If the owner group worries that talking about the worst happening will actually make the worst happen, that is the right time to look to the board.
Good advisers give a company a fresh view from the outside and can take emotion out of the equation. Note: Your board should be made up of a majority of people who are not the owners.
Your independent board members should have experience with other companies that have made it through challenging circumstances. Those directors can guide you to truly see what’s happening outside your business’s door.
That includes facing the reality that refusing to address succession will not eliminate the need for it. Succession planning is a life insurance policy for the business.

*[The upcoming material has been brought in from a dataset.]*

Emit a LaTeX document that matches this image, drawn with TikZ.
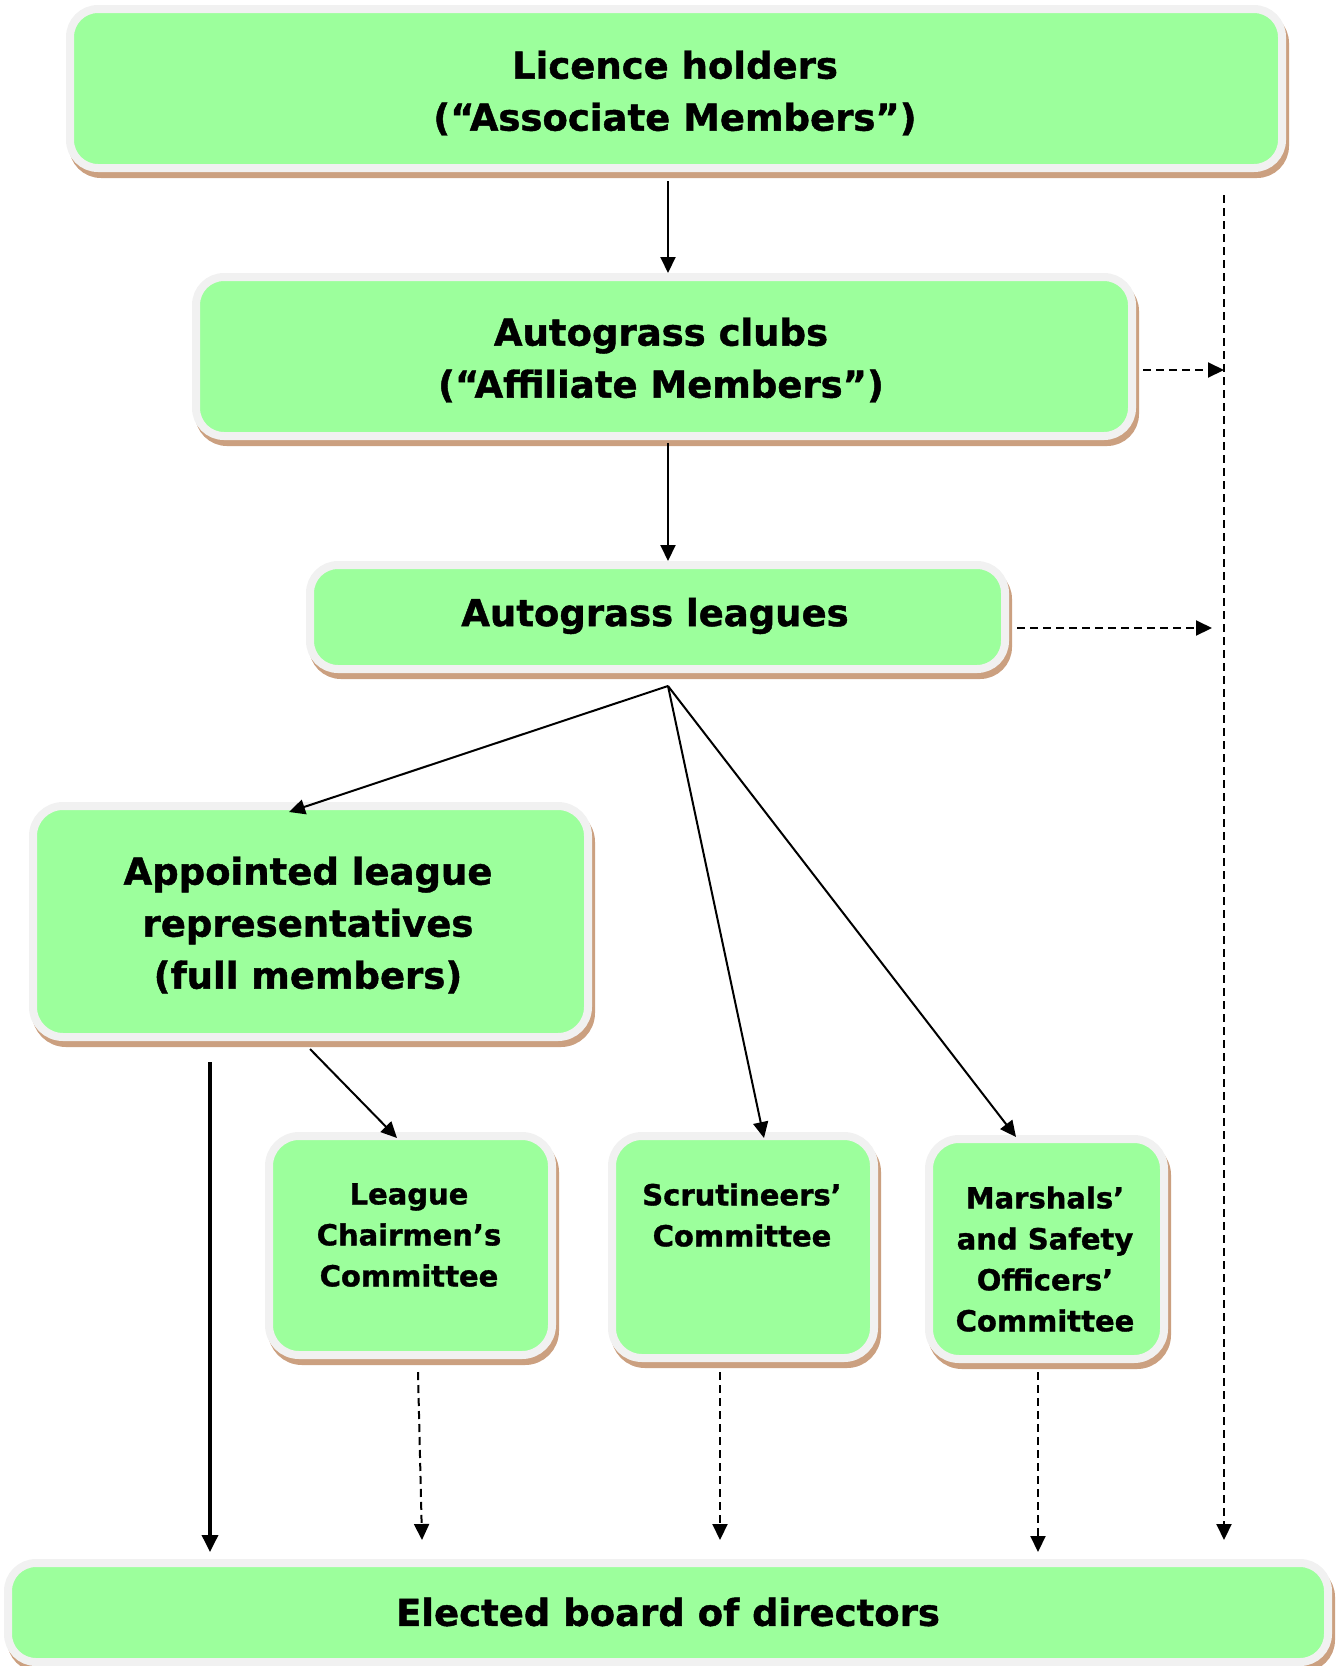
\documentclass[tikz,border=0pt]{standalone}
\usepackage{fontspec}
\setmainfont{DejaVu Sans}[BoldFeatures={FakeBold=1.2}]
\usetikzlibrary{arrows.meta,calc}
\definecolor{boxgreen}{HTML}{9CFF9C}
\definecolor{boxgrey}{HTML}{F1F1F1}
\definecolor{boxshadow}{HTML}{CBA080}
\tikzset{
  orgbox/.style={rectangle, rounded corners=#1, fill=boxgreen, draw=boxgrey,
    line width=8pt, outer sep=4pt, inner sep=0pt,
    preaction={draw=boxshadow, fill=boxshadow, transform canvas={xshift=3pt,yshift=-6pt}}},
  orgbox/.default=28pt,
  bigtext/.style={align=center, inner sep=0pt, font=\bfseries\fontsize{37}{52}\selectfont},
  smalltext/.style={align=center, inner sep=0pt, font=\bfseries\fontsize{29}{41}\selectfont},
  arr/.style={-{Triangle[length=16pt,width=15pt]}, line width=2pt},
  thickarr/.style={-{Triangle[length=17pt,width=16pt]}, line width=3.5pt},
  darr/.style={-{Triangle[length=16pt,width=15pt]}, line width=2pt, dash pattern=on 8pt off 5pt}
}
\begin{document}
\begin{tikzpicture}[x=1pt,y=-1pt]
\useasboundingbox (0,0) rectangle (1336,1666);
% boxes
\node[orgbox, minimum width=1212pt, minimum height=159pt] (b1) at (676,88.5) {};
\node[orgbox, minimum width=936pt, minimum height=159pt] (b2) at (664,356.5) {};
\node[orgbox, minimum width=695pt, minimum height=104pt] (b3) at (657.5,617) {};
\node[orgbox=30pt, minimum width=555pt, minimum height=231pt] (b4) at (310.5,921.5) {};
\node[orgbox=30pt, minimum width=283pt, minimum height=219pt] (b5) at (410.5,1245.5) {};
\node[orgbox=30pt, minimum width=262pt, minimum height=222pt] (b6) at (743,1247) {};
\node[orgbox=30pt, minimum width=235pt, minimum height=220pt] (b7) at (1046.5,1249) {};
\node[orgbox, minimum width=1320pt, minimum height=99pt] (b8) at (668,1612.5) {};
% texts
\node[bigtext] (t1) at (675,93) {Licence holders\\(“Associate Members”)};
\node[bigtext] (t2) at (661,360) {Autograss clubs\\(“Affiliate Members”)};
\node[bigtext] (t3) at (655,616) {Autograss leagues};
\node[bigtext] (t4) at (308,925) {Appointed league\\representatives\\(full members)};
\node[smalltext] (t5) at (409,1235) {League\\Chairmen’s\\Committee};
\node[smalltext] (t6) at (742,1215) {Scrutineers’\\Committee};
\node[smalltext] (t7) at (1045,1259) {Marshals’\\and Safety\\Officers’\\Committee};
\node[bigtext] (t8) at (668,1612) {Elected board of directors};
% connectors
\coordinate (fan) at (668,686);
\draw[arr, shorten <=9pt] (b1.south -| fan) -- (b2.north -| fan);
\draw[arr, shorten <=3pt] (b2.south -| fan) -- (b3.north -| fan);
\draw[arr] (fan) -- ($(b4.north)+(-21.5,10)$);
\draw[arr] (fan) -- ($(b6.north)+(21,6)$);
\draw[arr] (fan) -- ($(b7.north)+(-30.5,2)$);
\draw[arr] ($(b4.south)+(-0.5,8)$) -- ($(b5.north)+(-13.5,6)$);
\draw[thickarr] ($(b4.south)+(-100.5,21)$) -- ($(b8.north)+(-458,-7)$);
\draw[darr] ($(b5.south)+(7.5,13)$) -- ($(b8.north)+(-246,-19)$);
\draw[darr] ($(b6.south)+(-23,10)$) -- ($(b8.north)+(52,-19)$);
\draw[darr] ($(b7.south)+(-8.5,9)$) -- ($(b8.north)+(370,-7)$);
\draw[darr] ($(b1.south)+(548,23)$) -- ($(b8.north)+(556,-19)$);
\draw[darr] ($(b2.east)+(7,13.5)$) -- ($(b2.east)+(88,13.5)$);
\draw[darr] ($(b3.east)+(8,11)$) -- ($(b3.east)+(203,11)$);
\end{tikzpicture}
\end{document}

This issue of Private Company Director features two examples of how a board guided a family business through succession.
Richard Seaman shares his experience with three CEO successions in his family business, the Seaman Corporation. While his father, the founder, died at the early age of 55, Richard served as CEO for 40 years. Succession from Richard to an internal candidate was deliberate in that management and the board developed that CEO’s skills. When that CEO decided to retire earlier than the board expected, the company took yet another approach to find an outside non-family CEO with the help of a search firm.
In “Our Board Evolution,” Letitia Hussey Beauregard recounts the activity leading up to and then following the passing of her cousin Tim Hussey, the leader of both their family and their business, the Hussey Seating Company.
With the other directors’ support, Beauregard was elevated to chair of the company’s board prior to Tim’s death. Then the CFO was promoted to CEO, becoming the company’s first non-family leader.
Beauregard says having the succession plan in place gave the family room to grieve their loss. They knew the management of the business was in good hands, so they could focus on how the family would be led in Tim’s absence.
In both these cases, the board served as a guide and supported the owners in finding a successor. There’s little doubt that Seaman Corporation and Hussey Seating Company made it to the other side of the process and that they now know how to prepare for the next transfer of leadership. Other companies would be wise to follow their planning processes.